A Model for Sacred Engagement With Culture
The Church tends to distinguish itself by its religious, separate-from-the-world nature. But the Kingdom of God—God’s realm—is a reality always connected to and in solidarity with the broken world.
As a boomer, I have childhood memories of the adults looking suspiciously at hippies. Parents had a widespread concern that the devil was in rock and roll music. More recently, kids with gender dysphoria or people with extreme political views are targets of dehumanizing rejection.
The Church tends to distinguish itself by its religious, separate-from-the-world nature. But the Kingdom of God—God’s realm—is a reality always connected to, and in solidarity with the broken world.
We first see this in the garden when God asked, “Adam, where are you?” This rhetorical question did not imply a lack of knowledge of God’s part, as if he had lost Adam and could not find him. The question was meant to enable Adam to see that he had separated himself from his Maker. The question expressed the loving desire of God to be near his fallen creation.
God was with, proximate to, and in solidarity with the first humans even when they were banished from the garden. God’s purposeful interaction with humans never quit or gave up. It continued through the flood and Tower of Babel, through the ups and downs of patriarchs, judges, kings and prophets up to John the Baptist. It continued through the coming of Jesus, who called and sent the Twelve, through the sending of the Spirit (John 20:22, Luke 24:49, Acts 1, 2) that fills, empowers and engifts the whole historic, catholic Church and sends us into the world as ambassadors of the kingdom. God’s great story alerts us to the truth that, as Lesslie Newbigin puts it, God’s people are not elected for special privilege, but for special responsibility.
Through this biblical story, we recognize God’s core personality—his sacred connection to brokenness. Jesus' invitation to “come follow me” is fundamentally a summons to become his cooperative friends, taking on his Kingdom agenda in the world. This is what Jesus has in mind when he asserts:
You are my friends when you do the things I command you. I'm no longer calling you servant because servants don't understand what their master is thinking and planning. No, I've named you friends because I've let you in on everything I've heard from the Father.
John 15:14,15 MSG
Paul picks up the essence of Jesus’ Kingdom movement, saying:
Christ has set us free to live a free life...use your freedom to serve one another in love (Galatians 5, MSG).
Use your heads as you live and work among outsiders. Don’t miss a trick. Make the most of every opportunity (Colossians 4, MSG).
The Challenge of Cultural Engagement
Those Pauline imperatives bring before us a challenge. At all times and in all places, as an unavoidable aspect of being human, parts of culture seem foreign, unattractive, maybe even scary. In our view, some people are weird or sinful in a way that is particularly offensive to us. It is hard to love people, to desire the good of those we don’t like, whose behaviors or belief systems are off-putting to us.

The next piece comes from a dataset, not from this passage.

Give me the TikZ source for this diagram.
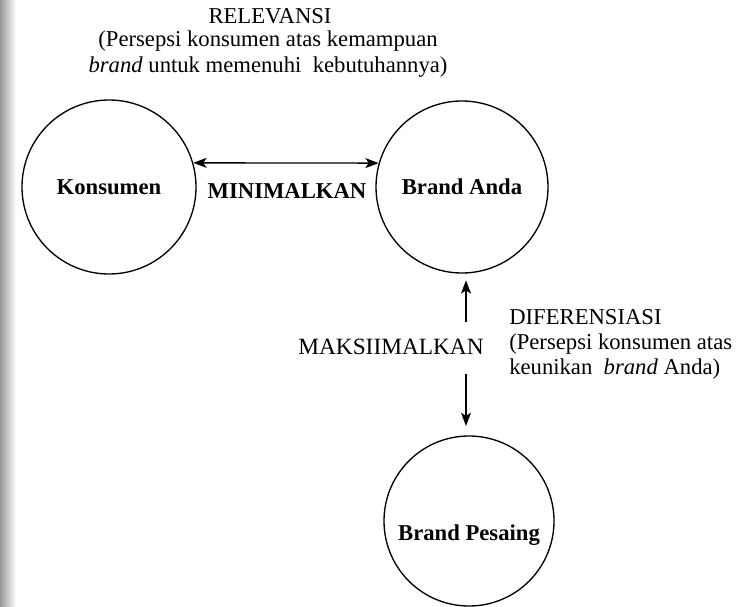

However, the Church cannot wake up every morning hating half of America because they belong to the other political party. Furthermore, we must refuse to fear people having an identity crisis. Following the example of the world's one, true creator God, I refuse to discard people who are rejecting a traditional sexual ethic or who are stuck in some other pattern of sin. God is not stumped by the sexual revolution of the last 60 years. Our political crises are not “Checkmate!” against God’s love, wisdom and power.
From the original fall of humanity to 2022, God has been present to, and has sought the redemption and healing of his broken creation. Jesus modeled this for the Church. The role of the Church is to fully differentiate as followers of Jesus while staying connected to non-Christian culture as a non-anxious, healing, justice-seeking presence.
That vision makes the Church’s proximity to, and interaction with the people and events of our culture, sacred. It gets us off our high horse. It banishes pride. It creates servants in the way of Jesus (Mark 10:45; John 13:1-17). It frees the church to take Jesus-movement risks by being with the wrong people (sinners), working for their good at the wrong times (for Jesus on the Sabbath), or upsetting merely religious purity laws (Jesus touching a leper or letting a woman touch him to effect healing).
Being with the bad can be good. Loving proximity to unbelief is a hallmark of belief. God is most noted as the Being-with-God. The Church fails to follow God—in fact, contradicts his model—when she finds her whole meaning in being separate-from. Sometimes the Church misunderstands passages like 2 Corinthians 6:17, in which Paul exhorts the church at Corinth to “come out from them and be separate.” Paul is calling for the Church to leave behind idolatry and the sexual brokenness so prevalent at the time, and to do so precisely for the purpose of joining with God’s work in the world, by the Spirit, through the Church.
There is a way to be in touch with the real events of our lives and times—it is to take Jesus as our model. Jesus, though eternally and intrinsically connected to the Holy Trinity, gave his life in close proximity to pain, suffering and sin in order to be Savior, Healer and Redeemer.
That is our model for a sacred engagement with culture.
This is a helpful line of reflection especially for the YMCA as we recover our grasp of the Kingdom of God and how our members can participate in it, whether as ones involved in a local church or not (or at least not yet).